Em segundo lugar, desligar a rede de telecomunicação de um país sem o auxílio dos provedores locais é, de acordo com os especialistas, extremamente complicado. Alp Toker, membro da NetBlocks, organização dedicada a monitorizar sinais de internet, diz que “a Ucrânia tem uma infraestrutura de internet muito diversa – isto significa que é difícil desligar o país, não existe um interruptor centralizado”. Se os russos quisessem desligar a internet da Ucrânia, teriam de “entrar fisicamente nos nós de interconexão e nos centros de dados e assenhorar-se dessa infraestrutura”. Mesmo um ciberataque causaria apenas danos circunstanciais, e seria facilmente contrariado. “Não é possível fazê-lo de forma remota”, conclui Toker.
Nem todas as regiões da Ucrânia são afetadas da mesma forma
No geral, o acesso à internet diminuiu cerca de 20% em toda a Ucrânia, mantendo-se, no entanto, a um nível considerado regular nos grandes centros populacionais, diz Alp Toker. Mas há exceções. Um relatório da ThousandEyes, uma empresa especializada em serviços de internet, diz que tem sido difícil aceder a certos sites de instituições bancárias e governamentais ucranianas desde os primeiros dias da invasão. As regiões mais afetadas por ataques russos também registaram perturbações no tráfego de internet, algumas ficando totalmente sem acesso. É o caso de Mariupol, no sul da Ucrânia, que tem sido particularmente fustigada pela ofensiva russa, onde não há conexão desde a semana passada, ou de Severodonetsk, a este.
Particularmente preocupante também é a falta de sinal nas zonas próximas da central nuclear de Zaporiyia. Inicialmente tomada pelas tropas russas a 3 de março, a central de Zaporiyia é a maior da Europa, sendo responsável por um quinto da eletricidade ucraniana. Os sinais de internet e telemóvel foram desligados dia 4 de março e permaneceram a zeros durante vários dias, segundo a NetBlocks. Pouco tempo depois, a Agência Internacional de Energia Atómica (AIEA) anunciou, num comunicado publicado a 9 de março, que já não tinha acesso às transmissões do sistema que instalou em Zaporiyia para fazer a supervisão do material nuclear da central, incluindo o nível de radiação.

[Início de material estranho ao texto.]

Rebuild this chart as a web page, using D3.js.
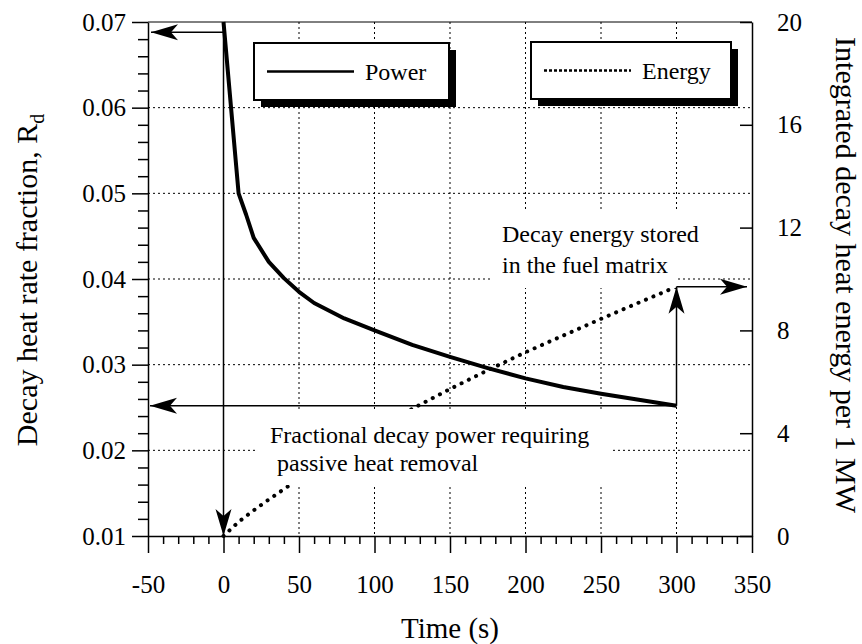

“A desconexão da internet de linha fixa e algum serviço de telemóvel na zona próxima da central nuclear de Zaporiyia na Ucrânia está a ameaçar a segurança pública, os níveis de radiação já não estão a ser publicados e a AIEA já não consegue supervisionar a central”, lê-se, numa publicação na conta de Twitter da NetBlocks.
“As comunicações fiáveis entre o regulador e o operador são uma parte crítica da segurança e proteção nuclear em geral. Estou extremamente preocupado com estes desenvolvimentos”, alerta Rafael Mariano Grossi, Diretor-Geral da AIEA.